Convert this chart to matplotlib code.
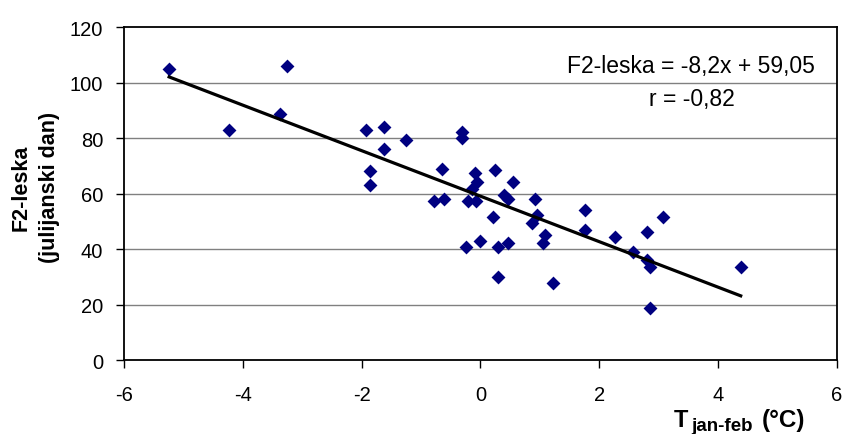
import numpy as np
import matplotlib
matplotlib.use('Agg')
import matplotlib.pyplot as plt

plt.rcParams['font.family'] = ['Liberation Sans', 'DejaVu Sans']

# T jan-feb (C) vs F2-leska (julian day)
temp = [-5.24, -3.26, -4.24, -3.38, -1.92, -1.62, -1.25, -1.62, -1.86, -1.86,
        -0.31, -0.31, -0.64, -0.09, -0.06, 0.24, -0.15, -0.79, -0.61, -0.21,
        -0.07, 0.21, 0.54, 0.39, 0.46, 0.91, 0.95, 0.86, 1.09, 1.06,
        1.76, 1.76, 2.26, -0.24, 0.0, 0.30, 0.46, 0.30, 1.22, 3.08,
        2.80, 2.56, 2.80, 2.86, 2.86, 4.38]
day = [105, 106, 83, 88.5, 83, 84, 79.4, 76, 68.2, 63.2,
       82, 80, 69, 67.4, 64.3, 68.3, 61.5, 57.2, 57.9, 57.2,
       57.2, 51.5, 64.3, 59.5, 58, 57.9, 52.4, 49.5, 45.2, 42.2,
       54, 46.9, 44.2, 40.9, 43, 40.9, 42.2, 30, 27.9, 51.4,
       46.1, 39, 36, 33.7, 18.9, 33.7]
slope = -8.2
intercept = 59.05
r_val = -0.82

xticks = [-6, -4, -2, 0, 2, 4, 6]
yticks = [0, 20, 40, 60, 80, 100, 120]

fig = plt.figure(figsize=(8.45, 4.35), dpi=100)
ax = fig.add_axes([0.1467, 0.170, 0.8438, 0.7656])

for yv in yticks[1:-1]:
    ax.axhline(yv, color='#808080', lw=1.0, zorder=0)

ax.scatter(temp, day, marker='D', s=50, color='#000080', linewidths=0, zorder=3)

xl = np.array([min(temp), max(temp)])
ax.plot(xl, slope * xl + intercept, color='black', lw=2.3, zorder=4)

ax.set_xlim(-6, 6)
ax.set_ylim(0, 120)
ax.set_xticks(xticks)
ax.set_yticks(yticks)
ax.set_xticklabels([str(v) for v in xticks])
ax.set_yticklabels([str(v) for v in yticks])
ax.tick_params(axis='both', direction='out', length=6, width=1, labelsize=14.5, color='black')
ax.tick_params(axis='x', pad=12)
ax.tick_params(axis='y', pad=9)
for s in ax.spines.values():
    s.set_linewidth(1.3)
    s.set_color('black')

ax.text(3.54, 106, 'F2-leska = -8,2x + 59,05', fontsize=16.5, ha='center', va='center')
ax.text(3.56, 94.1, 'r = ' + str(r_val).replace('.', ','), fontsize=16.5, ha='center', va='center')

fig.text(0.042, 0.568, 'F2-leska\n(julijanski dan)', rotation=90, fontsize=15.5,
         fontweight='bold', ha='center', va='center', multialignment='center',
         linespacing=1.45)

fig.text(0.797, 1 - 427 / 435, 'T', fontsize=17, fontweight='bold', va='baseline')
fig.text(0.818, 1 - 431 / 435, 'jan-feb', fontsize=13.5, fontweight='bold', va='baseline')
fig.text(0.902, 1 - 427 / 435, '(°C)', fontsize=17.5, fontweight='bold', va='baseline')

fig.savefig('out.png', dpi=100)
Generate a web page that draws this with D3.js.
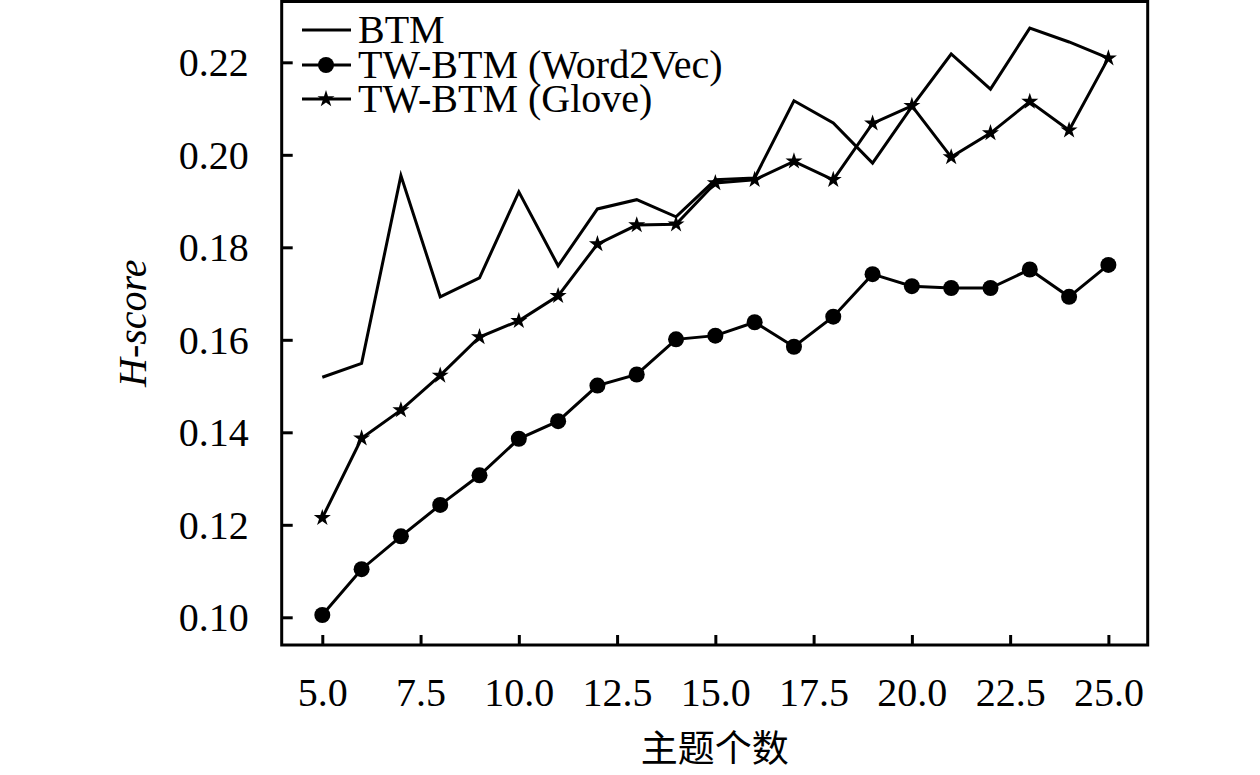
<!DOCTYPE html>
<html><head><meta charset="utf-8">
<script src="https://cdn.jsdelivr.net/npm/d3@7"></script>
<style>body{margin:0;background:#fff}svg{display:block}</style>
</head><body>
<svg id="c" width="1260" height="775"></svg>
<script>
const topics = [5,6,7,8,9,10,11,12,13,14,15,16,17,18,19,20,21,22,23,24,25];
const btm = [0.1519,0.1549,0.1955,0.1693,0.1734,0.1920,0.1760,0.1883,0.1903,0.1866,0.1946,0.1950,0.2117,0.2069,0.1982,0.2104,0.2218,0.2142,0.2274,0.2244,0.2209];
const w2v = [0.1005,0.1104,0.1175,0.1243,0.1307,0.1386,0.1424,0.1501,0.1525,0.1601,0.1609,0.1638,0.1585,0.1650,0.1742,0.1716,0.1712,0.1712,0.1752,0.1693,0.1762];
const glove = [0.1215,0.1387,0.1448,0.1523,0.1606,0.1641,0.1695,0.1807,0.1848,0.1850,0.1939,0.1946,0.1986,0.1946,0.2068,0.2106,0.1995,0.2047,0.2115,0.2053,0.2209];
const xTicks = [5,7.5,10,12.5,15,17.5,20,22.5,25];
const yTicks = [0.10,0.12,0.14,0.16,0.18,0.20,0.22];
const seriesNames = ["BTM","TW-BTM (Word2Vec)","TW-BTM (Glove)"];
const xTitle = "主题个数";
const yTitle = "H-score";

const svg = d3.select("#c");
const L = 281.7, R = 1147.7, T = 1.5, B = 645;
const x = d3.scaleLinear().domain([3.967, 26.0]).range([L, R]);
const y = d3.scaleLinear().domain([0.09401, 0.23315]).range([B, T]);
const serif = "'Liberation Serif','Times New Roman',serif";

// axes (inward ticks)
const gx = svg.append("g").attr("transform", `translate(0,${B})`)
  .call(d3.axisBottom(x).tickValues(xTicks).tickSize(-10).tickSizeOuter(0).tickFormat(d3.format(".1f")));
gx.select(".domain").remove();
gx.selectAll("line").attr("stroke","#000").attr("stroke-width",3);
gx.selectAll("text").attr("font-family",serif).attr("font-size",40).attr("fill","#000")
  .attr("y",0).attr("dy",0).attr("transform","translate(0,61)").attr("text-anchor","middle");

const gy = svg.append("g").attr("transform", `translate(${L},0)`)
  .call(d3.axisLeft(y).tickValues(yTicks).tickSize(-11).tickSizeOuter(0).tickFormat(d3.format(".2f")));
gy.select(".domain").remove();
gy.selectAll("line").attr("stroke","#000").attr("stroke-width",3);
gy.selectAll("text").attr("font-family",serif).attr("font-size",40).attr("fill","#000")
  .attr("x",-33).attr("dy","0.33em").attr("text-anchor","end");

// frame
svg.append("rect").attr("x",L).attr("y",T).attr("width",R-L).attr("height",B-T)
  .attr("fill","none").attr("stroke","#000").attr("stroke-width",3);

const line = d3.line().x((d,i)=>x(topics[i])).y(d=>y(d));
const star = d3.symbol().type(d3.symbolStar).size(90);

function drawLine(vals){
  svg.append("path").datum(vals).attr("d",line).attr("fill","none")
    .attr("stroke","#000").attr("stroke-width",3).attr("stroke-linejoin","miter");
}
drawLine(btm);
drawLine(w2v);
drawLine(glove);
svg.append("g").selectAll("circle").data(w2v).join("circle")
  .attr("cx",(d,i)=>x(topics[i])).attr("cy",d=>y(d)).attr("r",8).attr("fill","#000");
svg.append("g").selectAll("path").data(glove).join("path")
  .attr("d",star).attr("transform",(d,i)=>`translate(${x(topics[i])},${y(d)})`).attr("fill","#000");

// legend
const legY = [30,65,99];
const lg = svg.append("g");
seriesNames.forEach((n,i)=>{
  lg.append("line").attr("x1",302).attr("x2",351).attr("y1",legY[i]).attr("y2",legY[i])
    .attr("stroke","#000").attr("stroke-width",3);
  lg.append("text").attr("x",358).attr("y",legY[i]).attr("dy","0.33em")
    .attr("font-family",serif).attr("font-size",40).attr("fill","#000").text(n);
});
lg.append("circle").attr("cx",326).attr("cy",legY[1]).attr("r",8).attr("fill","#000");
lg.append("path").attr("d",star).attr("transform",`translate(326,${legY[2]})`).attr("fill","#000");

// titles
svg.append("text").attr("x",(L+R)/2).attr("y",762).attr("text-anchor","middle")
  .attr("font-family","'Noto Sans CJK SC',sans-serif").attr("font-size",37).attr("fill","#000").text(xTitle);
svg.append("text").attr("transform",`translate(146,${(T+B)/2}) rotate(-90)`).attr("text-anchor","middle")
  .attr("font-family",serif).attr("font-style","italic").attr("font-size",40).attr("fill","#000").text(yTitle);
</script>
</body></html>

□ □ □

DIRECTIONS:
Look at the listing and set down only the lines from its start through the line with "linespacing=1.45)", word for word and without pictures.

EXPECTED ANSWER:
Convert this chart to matplotlib code.
import numpy as np
import matplotlib
matplotlib.use('Agg')
import matplotlib.pyplot as plt

plt.rcParams['font.family'] = ['Liberation Sans', 'DejaVu Sans']

# T jan-feb (C) vs F2-leska (julian day)
temp = [-5.24, -3.26, -4.24, -3.38, -1.92, -1.62, -1.25, -1.62, -1.86, -1.86,
        -0.31, -0.31, -0.64, -0.09, -0.06, 0.24, -0.15, -0.79, -0.61, -0.21,
        -0.07, 0.21, 0.54, 0.39, 0.46, 0.91, 0.95, 0.86, 1.09, 1.06,
        1.76, 1.76, 2.26, -0.24, 0.0, 0.30, 0.46, 0.30, 1.22, 3.08,
        2.80, 2.56, 2.80, 2.86, 2.86, 4.38]
day = [105, 106, 83, 88.5, 83, 84, 79.4, 76, 68.2, 63.2,
       82, 80, 69, 67.4, 64.3, 68.3, 61.5, 57.2, 57.9, 57.2,
       57.2, 51.5, 64.3, 59.5, 58, 57.9, 52.4, 49.5, 45.2, 42.2,
       54, 46.9, 44.2, 40.9, 43, 40.9, 42.2, 30, 27.9, 51.4,
       46.1, 39, 36, 33.7, 18.9, 33.7]
slope = -8.2
intercept = 59.05
r_val = -0.82

xticks = [-6, -4, -2, 0, 2, 4, 6]
yticks = [0, 20, 40, 60, 80, 100, 120]

fig = plt.figure(figsize=(8.45, 4.35), dpi=100)
ax = fig.add_axes([0.1467, 0.170, 0.8438, 0.7656])

for yv in yticks[1:-1]:
    ax.axhline(yv, color='#808080', lw=1.0, zorder=0)

ax.scatter(temp, day, marker='D', s=50, color='#000080', linewidths=0, zorder=3)

xl = np.array([min(temp), max(temp)])
ax.plot(xl, slope * xl + intercept, color='black', lw=2.3, zorder=4)

ax.set_xlim(-6, 6)
ax.set_ylim(0, 120)
ax.set_xticks(xticks)
ax.set_yticks(yticks)
ax.set_xticklabels([str(v) for v in xticks])
ax.set_yticklabels([str(v) for v in yticks])
ax.tick_params(axis='both', direction='out', length=6, width=1, labelsize=14.5, color='black')
ax.tick_params(axis='x', pad=12)
ax.tick_params(axis='y', pad=9)
for s in ax.spines.values():
    s.set_linewidth(1.3)
    s.set_color('black')

ax.text(3.54, 106, 'F2-leska = -8,2x + 59,05', fontsize=16.5, ha='center', va='center')
ax.text(3.56, 94.1, 'r = ' + str(r_val).replace('.', ','), fontsize=16.5, ha='center', va='center')

fig.text(0.042, 0.568, 'F2-leska\n(julijanski dan)', rotation=90, fontsize=15.5,
         fontweight='bold', ha='center', va='center', multialignment='center',
         linespacing=1.45)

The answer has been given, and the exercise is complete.